I hate disappointing people.  I really, really do.  I hate it to the point where I will agree to do things that are difficult/unpleasant for me if someone asks me to and I will make huge decisions in my life that aren’t necessarily the best for me just because I don’t want to disappoint someone.  I have known for quite a while that I’ve been spending my life living someone else’s dream, and yet I didn’t want to change, to live life on my own terms, simply because the fear of disappointing others and the desire to gain their approval was so strong.  In small things, this is okay, and it’s what helps people to have smooth social relationships, but when I make big decisions according to what others want, it can really hurt me, because I’m not making the best decision I can for me and that can have a huge impact on my future.

It’s hard to break free from the need to please others, to gain their approval.  The reasons why I do that are so tied up with my past, and my self-worth being predicated on others’ opinion of me and my anxiety regarding other people and everything… But I have to do this.  For me.

Fear

I was talking to someone about IB exams, and we both agreed that the absolute worst part of the exams is waiting for the exam results once the exams are over.  One of the things that came up is that we’re often afraid of failing, but if we do actually fail a test/exam, we’re normally less upset about it than when we are waiting and wondering if we’re going to fail.  Why is it so?  Why is the sense of finality (even if it’s about something negative) so comforting?
I’ve been thinking about this all afternoon, because that’s pretty much what anxiety is, isn’t it?  Worrying about things happening and making yourself even more upset than you would be if it did actually happen.  And the worst part is, I can’t stop thinking about whatever it is I’m worried about, even when there’s absolutely nothing I can do about it.  In fact, I think I worry the most when there’s nothing I can do about the situation, which on one hand makes absolutely no sense (after all, why worry if the worrying can’t change things), but on the other hand, it makes perfect sense (feeling out of control in a stressful situation strikes me as a reason for being worried).
I think the reason why worrying is so much more painful than our worst fears being realised is that the finality brings us some kind of closure.  Certainty is always comforting, if only because an unknown fills us with a need to change, to do something to alter the course of our future, while certainty gives us a starting point from which we can assess possible options.  It’s hard to assess options and prepare for the worst case scenario before it’s happened because we’ll tell ourselves that we’re being pessimistic and ridiculous, but also because it feels too much like we’re getting ahead of ourselves and tackling a problem that hasn’t even happened.  Waiting for something to happen just makes us feel really useless and not in control, because there is absolutely nothing we can do to resolve the uncertainty.
Humans like to control their destiny.  Or rather, we like to feel we do.  We get so much comfort from the illusion of being in control that we blame ourselves for things that aren’t our fault.  It’s so much less painful to believe that we’ve done something to deserve the bad things that have happened to us than to believe that we actually can’t prevent them from happening and sometimes bad things just happen to people.  Feeling like we’re lost or floundering when we’re just sitting around worrying while we wait for something to happen is therefore far more awful than actually having something bad happen and feeling like we can take steps to minimise the effect it has on our lives.

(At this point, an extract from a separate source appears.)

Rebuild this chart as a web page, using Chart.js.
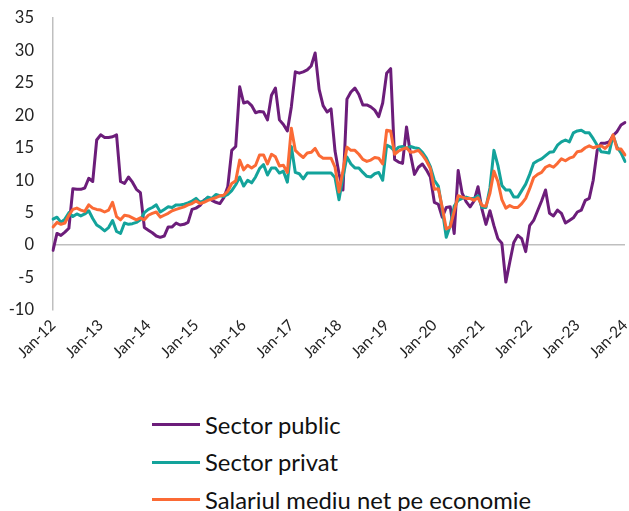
<!DOCTYPE html>
<html>
<head>
<meta charset="utf-8">
<script src="https://cdn.jsdelivr.net/npm/chart.js@4.4.0/dist/chart.umd.min.js"></script>
<style>
  body { margin: 0; background: #fff; }
  #wrap { position: relative; width: 629px; height: 511px; font-family: Lato, sans-serif; }
  #chart { position: absolute; left: 0; top: 0; }
  .legend { position: absolute; left: 152px; top: 406px; }
  .legend div { height: 37.5px; display: flex; align-items: center; font-size: 23.8px; color: #111; white-space: nowrap; }
  .legend span { display: inline-block; width: 48px; height: 3px; margin-right: 5px; }
</style>
</head>
<body>
<div id="wrap">
  <canvas id="chart" width="629" height="380"></canvas>
  <div class="legend" id="legend"></div>
</div>
<script>
// DATA
const years = ['12', '13', '14', '15', '16', '17', '18', '19', '20', '21', '22', '23', '24'];
const monthNames = ['Jan', 'Feb', 'Mar', 'Apr', 'May', 'Jun', 'Jul', 'Aug', 'Sep', 'Oct', 'Nov', 'Dec'];
const seriesNames = ['Sector public', 'Sector privat', 'Salariul mediu net pe economie'];
const yTicks = { min: -10, max: 35, step: 5 };

// monthly growth, Jan-12 .. Jan-24 (one row per year)
const sectorPublic = [
  -0.8, 1.8, 1.5, 2.0, 2.6, 8.7, 8.6, 8.6, 8.8, 10.3, 9.8, 16.2,
  17.0, 16.6, 16.6, 16.7, 17.0, 9.8, 9.5, 10.5, 9.7, 8.6, 8.1, 2.7,
  2.3, 1.9, 1.4, 1.2, 1.4, 2.8, 2.8, 3.4, 3.1, 3.2, 3.5, 5.5,
  5.7, 6.1, 6.9, 7.3, 6.9, 6.6, 6.4, 7.3, 9.0, 14.6, 15.2, 24.4,
  21.9, 22.1, 21.5, 20.4, 20.6, 20.5, 19.3, 23.1, 24.2, 19.3, 18.6, 17.6,
  21.3, 26.7, 26.5, 26.7, 27.0, 27.6, 29.6, 24.0, 21.5, 20.5, 21.0, 14.5,
  11.0, 8.5, 22.5, 23.6, 24.2, 23.2, 21.6, 21.6, 21.3, 20.8, 19.8, 21.9,
  26.5, 27.2, 13.2, 12.8, 12.6, 18.2, 14.0, 10.9, 12.0, 12.5, 11.6, 10.5,
  6.6, 6.3, 4.3, 5.8, 5.9, 1.8, 11.5, 8.0, 6.7, 5.9, 6.8, 9.0,
  5.5, 3.2, 5.3, 3.0, 1.0, 0.3, -5.7, -2.6, 0.4, 1.5, 1.0, -1.0,
  3.0, 3.8, 5.3, 6.8, 8.5, 4.9, 4.5, 5.4, 4.9, 3.4, 3.8, 4.2,
  5.1, 5.4, 6.9, 7.2, 10.0, 14.6, 15.7, 15.7, 15.9, 16.9, 17.5, 18.5,
  18.9
];
const sectorPrivat = [
  4.0, 4.3, 3.5, 4.0, 5.0, 4.4, 4.8, 4.5, 4.8, 5.3, 4.1, 3.1,
  2.7, 2.2, 2.7, 3.8, 2.1, 1.8, 3.4, 3.2, 3.3, 3.5, 3.9, 5.0,
  5.5, 5.8, 6.2, 5.1, 5.5, 5.9, 5.8, 6.2, 6.2, 6.3, 6.5, 6.8,
  7.2, 6.6, 6.8, 7.4, 7.2, 7.8, 7.6, 7.5, 7.8, 8.4, 9.3, 10.5,
  9.1, 10.0, 9.6, 10.5, 11.8, 12.4, 10.8, 11.9, 11.9, 11.1, 11.4, 9.7,
  15.2, 11.2, 11.0, 10.2, 11.1, 11.1, 11.1, 11.1, 11.1, 11.1, 11.1, 10.4,
  7.0, 10.5, 13.6, 12.5, 11.9, 11.9, 11.2, 10.6, 10.5, 11.0, 11.2, 10.0,
  15.4, 15.1, 14.5, 15.1, 15.2, 14.9, 15.2, 15.0, 14.9, 14.3, 13.4, 12.1,
  10.0, 9.1, 5.5, 1.2, 3.0, 6.0, 6.9, 7.2, 7.4, 7.2, 7.2, 7.6,
  5.8, 5.8, 8.8, 14.6, 12.3, 9.2, 8.5, 8.5, 7.4, 7.4, 8.4, 9.4,
  10.9, 12.6, 13.0, 13.3, 13.8, 14.3, 14.4, 15.4, 15.9, 16.2, 15.9, 17.3,
  17.6, 17.7, 17.3, 17.3, 16.4, 15.4, 14.4, 14.3, 14.2, 16.9, 15.1, 14.2,
  12.9
];
const salariulMediu = [
  2.8, 3.5, 3.2, 3.4, 4.6, 5.5, 5.7, 5.4, 5.2, 6.2, 5.7, 5.5,
  5.4, 5.1, 5.4, 6.6, 4.4, 3.9, 4.6, 4.5, 4.2, 3.9, 4.2, 3.9,
  4.6, 4.9, 5.1, 4.3, 4.6, 4.9, 5.3, 5.5, 5.7, 5.9, 6.2, 6.4,
  6.8, 6.4, 6.6, 6.9, 7.1, 7.3, 7.6, 7.7, 8.3, 9.5, 9.9, 13.1,
  11.6, 12.3, 11.9, 12.3, 13.9, 13.9, 12.5, 14.0, 13.6, 12.2, 12.3, 11.2,
  18.0, 14.6, 14.0, 13.5, 14.2, 14.3, 14.9, 13.8, 13.4, 13.4, 13.4, 12.0,
  8.2, 11.5, 15.1, 14.6, 14.6, 14.0, 13.2, 12.9, 13.1, 13.5, 13.4, 12.5,
  17.7, 17.6, 14.0, 14.5, 14.8, 15.0, 14.3, 14.4, 14.6, 13.9, 13.0, 11.8,
  8.6, 8.7, 5.8, 2.5, 2.8, 5.2, 7.6, 7.4, 7.2, 7.2, 6.9, 7.3,
  6.1, 6.0, 8.0, 11.4, 9.8, 7.0, 5.7, 6.1, 5.8, 5.8, 6.4, 7.2,
  8.7, 10.4, 10.9, 11.2, 12.0, 12.3, 12.0, 12.6, 13.3, 13.0, 13.4, 13.6,
  14.4, 14.5, 15.0, 15.3, 15.0, 15.2, 15.3, 14.9, 15.5, 17.0, 14.8, 14.8,
  13.9
];

const colors = ['#6c1d7a', '#13a39b', '#fb6a35'];

// month labels Jan-12 .. Jan-24
const labels = [];
years.forEach((y, yi) => {
  monthNames.forEach(m => {
    if (yi < years.length - 1 || m === 'Jan') labels.push(m + '-' + y);
  });
});

// LEGEND (html, one row per series)
const legend = document.getElementById('legend');
seriesNames.forEach((name, i) => {
  const row = document.createElement('div');
  const line = document.createElement('span');
  line.style.background = colors[i];
  row.appendChild(line);
  row.appendChild(document.createTextNode(name));
  legend.appendChild(row);
});

const font = { family: 'Lato, sans-serif' };
const axisGray = '#bfbfbf';

// CHART
new Chart(document.getElementById('chart').getContext('2d'), {
  type: 'line',
  data: {
    labels: labels,
    datasets: [sectorPublic, sectorPrivat, salariulMediu].map((d, i) => ({
      label: seriesNames[i],
      data: d,
      borderColor: colors[i],
      backgroundColor: colors[i],
      borderWidth: 3,
      pointRadius: 0,
      tension: 0,
      borderJoinStyle: 'round',
      borderCapStyle: 'round',
      order: 3 - i // later series drawn on top
    }))
  },
  options: {
    responsive: false,
    animation: false,
    layout: { padding: { top: 18, right: 4, left: 0, bottom: 0 } },
    plugins: { legend: { display: false }, tooltip: { enabled: false } },
    scales: {
      x: {
        type: 'category',
        grid: { display: false, drawTicks: false },
        border: { display: false },
        ticks: {
          autoSkip: false, maxRotation: 45, minRotation: 45, padding: 6,
          color: '#222', font: { ...font, size: 15.5 }
        },
        afterBuildTicks: s => { s.ticks = s.ticks.filter(t => t.value % 12 === 0); },
        afterFit: s => { s.height = 70; s.paddingLeft = 0; s.paddingRight = 0; }
      },
      y: {
        min: yTicks.min, max: yTicks.max,
        ticks: { stepSize: yTicks.step, padding: 19, color: '#222', font: { ...font, size: 16.5 } },
        grid: {
          drawTicks: false, lineWidth: 1.5,
          color: c => (c.tick && c.tick.value === 0) ? axisGray : 'rgba(0,0,0,0)'
        },
        border: { display: true, color: axisGray, width: 1.5 },
        afterFit: s => { s.width = 53; s.paddingTop = 0; s.paddingBottom = 0; }
      }
    }
  }
});
</script>
</body>
</html>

When tiny things become big things

I had a fight with my father today.  I got invited to a cocktail-type event to meet other people who are applying to the same university as I am.  I was informed I could bring guests.  I asked my parents for permission to go, and immediately they took it upon themselves to write to my school and ask the principal if there were students from the lower years interested in the same faculty who wanted to go to learn more about the profession and the university.  I didn’t mind at all, I’m always happy to talk to other people and happy to share my experiences with them, and I was quite willing to bring some of them along to the event, because I think it will be a good experience for them.  It was how my parents decided to handle it that I wasn’t happy about.  I would have preferred to have been more involved in this process because the invitation had been extended to me, not to them, and also because of my anxiety, I like feeling like I’m in control of the situation, because it helps curb my worrying a bit (and I’m already worrying because I feel like I need to make a good impression on the other people who will be there).  I mentioned to my parents that although I was allowed to bring guests, I didn’t feel it was appropriate to invite so many to come with me, especially as I believe that ‘guests’ was meant to be interpreted as family and/or significant others.  My father took this as a personal attack, started getting angry, and things went downhill from there.  Honestly, I think I was at least partially at fault for this turning into an argument.  I could have remained silent, I could have presented my side of this more tactfully, I could have done any of a hundred things to make the situation better, but I didn’t.  So a situation that honestly wasn’t that big of a deal suddenly became a huge deal.

Now I sit here and wonder why that happened, and I start to realise that it’s the small things.  The nervousness I felt at being invited to this event, the fact that my parents invited guests for me without really consulting me about it, the fact that I felt nervous because I don’t know these guests that well, the fact that… and so on.  All the small things added up together meant that I was stressed and I wasn’t thinking clearly and I said things I shouldn’t have said.  Even now, it feels like a much bigger deal than logic tells me it is, because I’m afraid.  I am really, really afraid, and I’m not even sure of what anymore because all of the fears whirling around in my head are getting mixed up together and I can’t even process my thoughts clearly anymore.

Today was hard.  There simply isn’t any other way to put it.  And hard days happen sometimes.  Hopefully tomorrow will be better.